『セックス障害者たち』、バクシーシ山下、幻冬舎アウトロー文庫

セックスをどう考えればいいのか、いまだによくわからない。
人並みにセックスは好きだし、この年齢にしてまだまだ興味は尽きないけど、
どこか後ろめたいような気持ちを抱いてしまう。


「セックスは愛の結晶だ!」なんて時代錯誤な少女趣味的にも思わないし、
「セックスと恋愛は別。

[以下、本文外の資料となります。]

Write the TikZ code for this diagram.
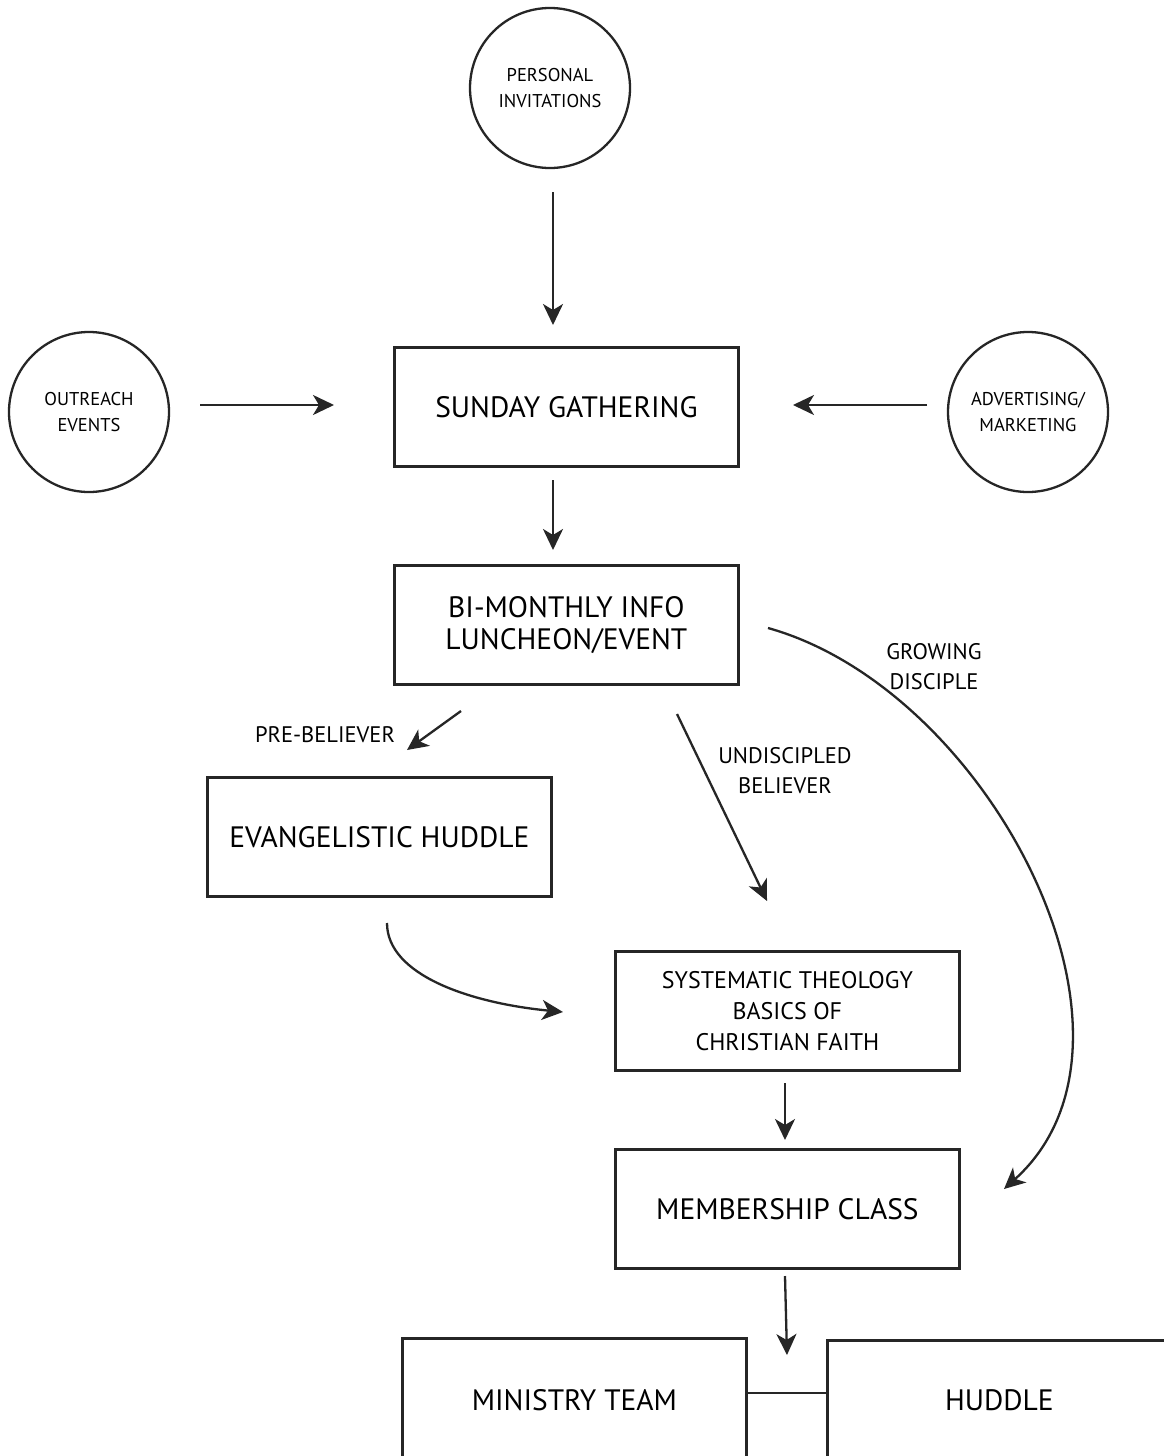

風俗行ったり、肉体関係だけなんてのは浮気に入らない」
ともスパッと割り切れない。


この本は、エグイAVを撮るAV監督バクシーシ山下の語りによる撮影記録。
どれくらいエグイかというと、
「ドヤ街のホームレス男に男優をやらせたり、
包茎のM男のチンポの皮をAVギャルに食わせたり、
海外で小人を使って撮影したり」するくらい。
レイプ、スカトロは普通らしい(レイプは「やらせ」だが)。

AV業界に入って、初めて僕は他人に自分の話ができるようになりました。
それまでの過去は、とりたててて喋ることでもなかったんです。
この業界に入って、後ろ指さされる自分が嬉しかった。
そしてAV業界には、変態たちが、
わざわざ差別されるために日夜集まってくる。
わざわざ人目に曝されにくるんです。


小便飲んだり、ウンコ喰ったりだけが、変態じゃない。
人前で堂々と股開いてセックスする女も変態なんです。
AVに出るヤツはすべてそうだと僕は思います。


そして僕は、憩いの場所を提供するふりをして、彼らを見世物にしています。
そして、そのことによってまた差別されるのなら、
僕はとても嬉しいです。

バクシーシ山下はこう書くが、これは露悪的に振舞っているのではなく、
恐らく偽らざる気持ちなのだろう。
というのも、解説で高橋源一郎が述べているように、
山下の本書の叙述は「基準」「遠近法」を欠いており、
撮影現場を、幻想・思い込み・思い入れなしに淡々と書いているからだ。

この女の子のセックスって、全然気持ちよさそうじゃないですから。
人間がするセックスは気持ちよくない場合の方が多いじゃないですか。
だからこそ代々木忠がカリスマになれる。
でも、本来はセックスって気持ちよくないものなんじゃないかと。


AVって、普通はこれと逆を目指しますよね。
気持ちよさそうなセックスとか。
でも僕は、これがセックスの本来の姿なんじゃないかと思うんですよ。
そんな、女は誰でもチンポを入れればヒイヒイ言うとか、
そんなもんじゃないだろうし。
そういう意味では、これはすごく現実的な映像で、
十分オナニーのオカズになると思うんですけどね。

高橋源一郎は山下の作品について「完全に遠近法のない世界」と述べるが、
ぼくはセックスを「単なる肉の運動」とする見方も一つの見方だと思うので、
高橋源一郎に賛成はしないけど、
セックスに関して、述べられて当然だったけど
あまり述べられてこなかった見方を圧倒的な方法で提示しているのは事実だ。
そう、この本は山下の「遠近法のない」文体の効果もあって、
ドキュメンタリーとしてもとても面白いのである。
処分しようと思って読み返したら、あまりに面白かったので残しておくことにする。


そして、高橋源一郎は『あ・だ・る・と』という、
この本とソックリの小説を書くことになるのだった。